É necessário ver-se que ao ser criada  a data, o Mundo, e a Europa, em particular, encontra-se no rescaldo da I Guerra Mundial, em que muitas famílias haviam perdido tudo o que tinham e era preciso restaurar a confiança nas instituições financeiras.
Além de serem uma forma de assegurar uma vida e um futuro melhor em termos individuais, os depósitos bancários trazem benefícios em termos de  desenvolvimento e crescimento da economia global. O dinheiro guardado no garrafão ou debaixo do colchão é apenas uma massa monetária parada, sujeita a ser perdida em virtude de algum acidente doméstico ou de alguma quebra nas finanças do país e do mundo, e não um capital que, investido de forma correcta, pode trazer de volta benefícios para quem o possui.
Em Angola, por causa da instabilidade reinante ao longo de muitos anos, a população trabalhadora perdeu quase por completo o hábito de poupar, facto que não está alheio à cultura de esbanjamento e ostentação seguida por alguns privilegiados.
Como nos disse alguém numa conversa a propósito deste tema, não é apenas o pobre que não poupa porque não consegue fazê-lo; também o mais abastado gasta pelo simples gosto de gastar, por sentir necessidade de se vangloriar dos recursos financeiros de que dispõe, muitas vezes resultado de práticas lesivas ao património da colectividade. Por outro lado, poupar é visto simplesmente como o acto de não gastar dinheiro, esquecendo-nos que a poupança deve ser vista de forma mais alargada.
Ao falarmos de poupança devemos incluir outras formas de combater o esbanjamento, todas elas prejudiciais à sociedade, como a necessidade de poupar água, electricidade, de se poupar na cozinha, no supermercado, nos combustíveis e até nos telemóveis.
Poupar deve deixar de ser visto apenas como um acto ou comportamento individual, pode rapidamente tornar-se em algo prejudicial aos interesses de terceiros ou de nós mesmos, quando se trata de bens públicos.

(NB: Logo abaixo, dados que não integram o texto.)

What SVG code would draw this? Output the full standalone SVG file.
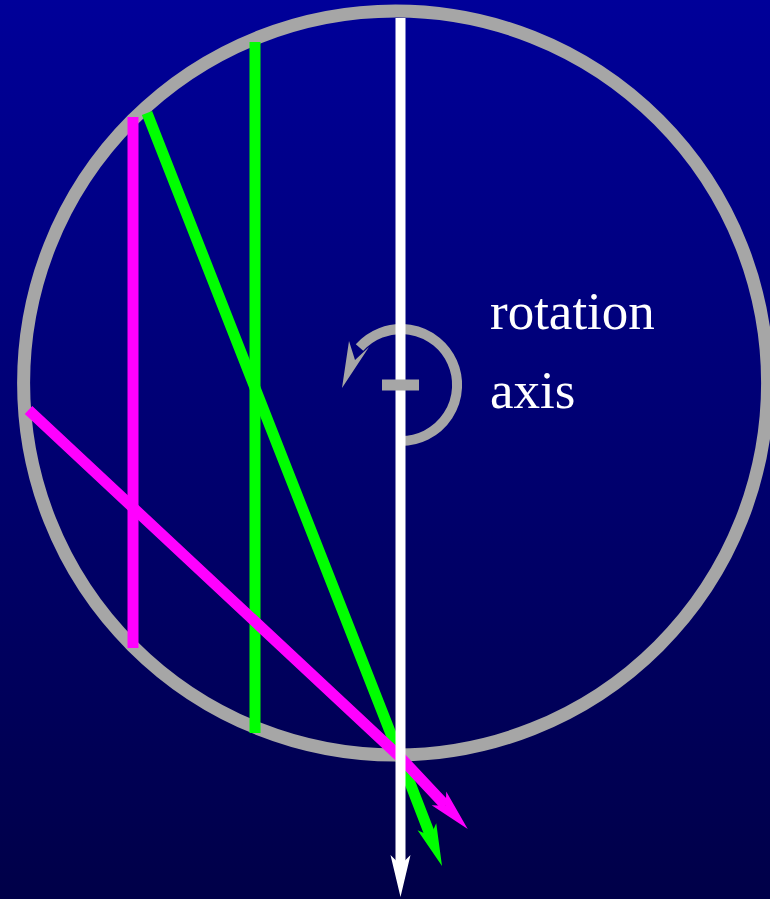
<svg xmlns="http://www.w3.org/2000/svg" width="770" height="899" viewBox="0 0 770 899">
<defs>
<linearGradient id="bg" x1="0" y1="0" x2="0" y2="1">
<stop offset="0" stop-color="#000099"/>
<stop offset="1" stop-color="#000048"/>
</linearGradient>
<marker id="ahW" markerUnits="userSpaceOnUse" orient="auto" refX="0" refY="0" overflow="visible" markerWidth="1" markerHeight="1">
<path d="M32,0 L-10,-10 L0,0 L-10,10 Z" fill="#ffffff"/>
</marker>
<marker id="ahG" markerUnits="userSpaceOnUse" orient="auto" refX="0" refY="0" overflow="visible" markerWidth="1" markerHeight="1">
<path d="M32,0 L-10,-10 L0,0 L-10,10 Z" fill="#00ff00"/>
</marker>
<marker id="ahM" markerUnits="userSpaceOnUse" orient="auto" refX="0" refY="0" overflow="visible" markerWidth="1" markerHeight="1">
<path d="M32,0 L-10,-10 L0,0 L-10,10 Z" fill="#ff00ff"/>
</marker>
</defs>
<style>
.gray{fill:none;stroke:#a6a6a6}
.green{fill:none;stroke:#00ff00;stroke-width:11}
.mag{fill:none;stroke:#ff00ff;stroke-width:11}
.white{fill:none;stroke:#ffffff;stroke-width:10}
.lbl{font-family:"Liberation Serif","Times New Roman",serif;font-size:53px;fill:#ffffff}
</style>
<rect x="0" y="0" width="770" height="899" fill="url(#bg)"/>
<g id="lens">
<circle cx="395.6" cy="383" r="372" class="gray" stroke-width="13"/>
</g>
<g id="connectors">
<line x1="255" y1="42" x2="255" y2="733" class="green"/>
<line x1="133" y1="117" x2="133" y2="648" class="mag"/>
<polyline points="147,113 400,757 430.5,836.1" class="green" marker-end="url(#ahG)"/>
<polyline points="28.5,410 400,757 445.8,805.7" class="mag" marker-end="url(#ahM)"/>
</g>
<g id="rotation">
<path d="M401,441 A56,56 0 1 0 359.5,347.5" class="gray" stroke-width="10"/>
<path d="M342,388 L349,341 L355,360 L369,347 Z" fill="#a6a6a6"/>
</g>
<g id="axis">
<line x1="400.5" y1="18" x2="400.5" y2="865" class="white" marker-end="url(#ahW)"/>
<rect x="382" y="379.5" width="37" height="11" fill="#a6a6a6"/>
</g>
<g id="label">
<text x="490" y="329" class="lbl">rotation</text>
<text x="490" y="408" class="lbl">axis</text>
</g>
</svg>
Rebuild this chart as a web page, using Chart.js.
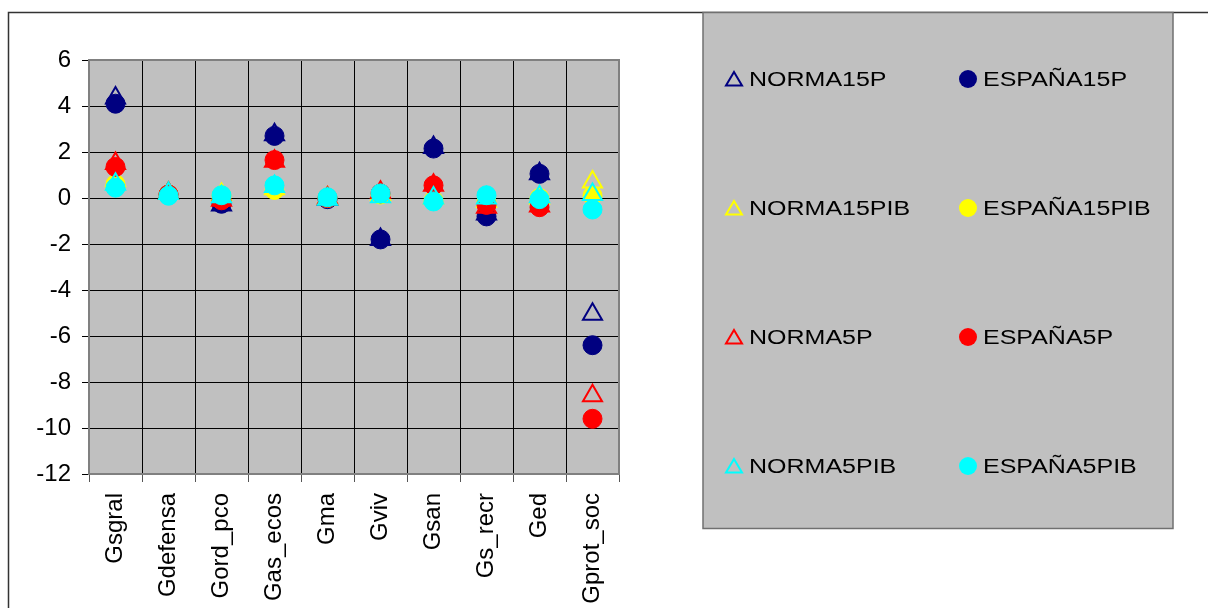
<!DOCTYPE html>
<html>
<head>
<meta charset="utf-8">
<script src="https://cdn.jsdelivr.net/npm/chart.js@4"></script>
<style>
  body { margin: 0; background: #fff; }
  #wrap { width: 1208px; height: 608px; }
</style>
</head>
<body>
<div id="wrap"><canvas id="grafico" width="1208" height="608"></canvas></div>
<script>
// Categorías del eje X
const categorias = ['Gsgral', 'Gdefensa', 'Gord_pco', 'Gas_ecos', 'Gma', 'Gviv', 'Gsan', 'Gs_recr', 'Ged', 'Gprot_soc']

// Valores (una serie por array)
const norma15P    = [4.35, 0.2, -0.3, 2.75, -0.05, -1.8, 2.2, -0.7, 1.05, -5.05]
const espana15P   = [4.1, 0.15, -0.25, 2.7, -0.05, -1.8, 2.15, -0.8, 1.05, -6.4]
const norma15PIB  = [0.75, 0.2, 0.15, 0.4, 0.0, 0.15, 0.0, -0.15, 0.0, 0.7]
const espana15PIB = [0.6, 0.15, 0.1, 0.35, 0.0, 0.15, -0.1, -0.15, 0.0, 0.1]
const norma5P     = [1.5, 0.2, -0.1, 1.6, 0.0, 0.25, 0.55, -0.4, -0.35, -8.6]
const espana5P    = [1.35, 0.15, -0.1, 1.65, 0.0, 0.2, 0.55, -0.3, -0.4, -9.6]
const norma5PIB   = [0.6, 0.2, 0.05, 0.5, -0.05, 0.05, 0.0, 0.0, 0.05, 0.15]
const espana5PIB  = [0.45, 0.1, 0.12, 0.55, 0.03, 0.2, -0.15, 0.12, -0.05, -0.5]

// Ticks del eje Y
const yMin = -12
const yMax = 6
const yPaso = 2

const fuente = "'Liberation Sans', Arial, sans-serif"

const triangulo = (label, data, color) => ({
  label: label,
  data: data,
  pointStyle: 'triangle',
  pointRadius: 11,
  pointBorderWidth: 2,
  pointBorderColor: color,
  pointBackgroundColor: 'rgba(0,0,0,0)',
  borderColor: color,
  showLine: false
})

const circulo = (label, data, color) => ({
  label: label,
  data: data,
  pointStyle: 'circle',
  pointRadius: 9.5,
  pointBorderWidth: 1,
  pointBorderColor: color,
  pointBackgroundColor: color,
  borderColor: color,
  showLine: false
})

const datasets = [
  triangulo('NORMA15P', norma15P, '#000080'),
  circulo('ESPAÑA15P', espana15P, '#000080'),
  triangulo('NORMA15PIB', norma15PIB, '#FFFF00'),
  circulo('ESPAÑA15PIB', espana15PIB, '#FFFF00'),
  triangulo('NORMA5P', norma5P, '#FF0000'),
  circulo('ESPAÑA5P', espana5P, '#FF0000'),
  triangulo('NORMA5PIB', norma5PIB, '#00FFFF'),
  circulo('ESPAÑA5PIB', espana5PIB, '#00FFFF')
]
// las series posteriores se dibujan encima (como en Excel)
datasets.forEach((d, i) => { d.order = datasets.length - i })

// Fondo, marco exterior y área gris del gráfico
const fondo = {
  id: 'fondo',
  beforeDraw(chart) {
    const ctx = chart.ctx
    const a = chart.chartArea
    ctx.save()
    ctx.fillStyle = '#fff'
    ctx.fillRect(0, 0, chart.width, chart.height)
    ctx.fillStyle = '#C0C0C0'
    ctx.fillRect(a.left, a.top, a.right - a.left, a.bottom - a.top)
    // marco exterior
    ctx.strokeStyle = '#333'
    ctx.lineWidth = 1.5
    ctx.beginPath()
    ctx.moveTo(8.5, chart.height)
    ctx.lineTo(8.5, 12.5)
    ctx.lineTo(chart.width, 12.5)
    ctx.stroke()
    ctx.restore()
  },
  beforeDatasetsDraw(chart) {
    const ctx = chart.ctx
    const a = chart.chartArea
    ctx.save()
    ctx.strokeStyle = '#808080'
    ctx.lineWidth = 2
    ctx.strokeRect(a.left, a.top, a.right - a.left, a.bottom - a.top)
    ctx.restore()
  }
}

// Leyenda en caja gris a la derecha, 2 columnas x 4 filas
const leyenda = {
  id: 'leyenda',
  afterDraw(chart) {
    const ctx = chart.ctx
    const caja = { x: 703, y: 12.5, w: 470, h: 516 }
    const filaY = 79
    const filaPaso = 129
    const marcaX = [734, 968]
    const textoX = [749, 983]
    ctx.save()
    ctx.fillStyle = '#C0C0C0'
    ctx.fillRect(caja.x, caja.y, caja.w, caja.h)
    ctx.strokeStyle = '#707070'
    ctx.lineWidth = 1.5
    ctx.strokeRect(caja.x, caja.y, caja.w, caja.h)

    chart.data.datasets.forEach((d, i) => {
      const fila = Math.floor(i / 2)
      const col = i % 2
      const y = filaY + fila * filaPaso
      const x = marcaX[col]
      ctx.beginPath()
      if (d.pointStyle === 'triangle') {
        ctx.moveTo(x, y - 7)
        ctx.lineTo(x + 8, y + 6.5)
        ctx.lineTo(x - 8, y + 6.5)
        ctx.closePath()
        ctx.lineWidth = 2
        ctx.strokeStyle = d.pointBorderColor
        ctx.stroke()
      } else {
        ctx.arc(x, y, 9, 0, Math.PI * 2)
        ctx.fillStyle = d.pointBackgroundColor
        ctx.fill()
      }
      ctx.save()
      ctx.translate(textoX[col], y)
      ctx.scale(1.25, 1)
      ctx.fillStyle = '#000'
      ctx.font = '20px ' + fuente
      ctx.textBaseline = 'middle'
      ctx.textAlign = 'left'
      ctx.fillText(d.label, 0, 1)
      ctx.restore()
    })
    ctx.restore()
  }
}

window.addEventListener('load', () => {
  new Chart(document.getElementById('grafico'), {
    type: 'line',
    data: {
      labels: categorias,
      datasets: datasets
    },
    options: {
      responsive: false,
      animation: false,
      events: [],
      layout: {
        padding: { left: 0, top: 60, right: 589, bottom: 0 }
      },
      plugins: {
        legend: { display: false },
        tooltip: { enabled: false }
      },
      scales: {
        x: {
          offset: true,
          grid: {
            offset: true,
            color: '#000',
            lineWidth: 1,
            tickLength: 8,
            tickColor: '#555'
          },
          border: { color: '#808080', width: 2 },
          ticks: {
            autoSkip: false,
            minRotation: 90,
            maxRotation: 90,
            padding: 11,
            color: '#000',
            font: { family: fuente, size: 24 }
          },
          afterFit: (s) => { s.height = 134 }
        },
        y: {
          min: yMin,
          max: yMax,
          grid: {
            color: '#000',
            lineWidth: 1,
            tickLength: 7
          },
          border: { color: '#808080', width: 2 },
          ticks: {
            stepSize: yPaso,
            padding: 11,
            color: '#000',
            font: { family: fuente, size: 24 }
          },
          afterFit: (s) => { s.width = 89 }
        }
      }
    },
    plugins: [fondo, leyenda]
  })
})
</script>
</body>
</html>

Até agora, as poucas iniciativas levadas a cabo no sentido de se incentivar a poupança têm como denominador comum a palavra crise, como se as pessoas devessem controlar os gastos apenas quando vêem limitados os seus recursos financeiros. Poupar é muito mais do que simplesmente apertar o cinto. A cultura da poupança vai além das épocas de vacas magras.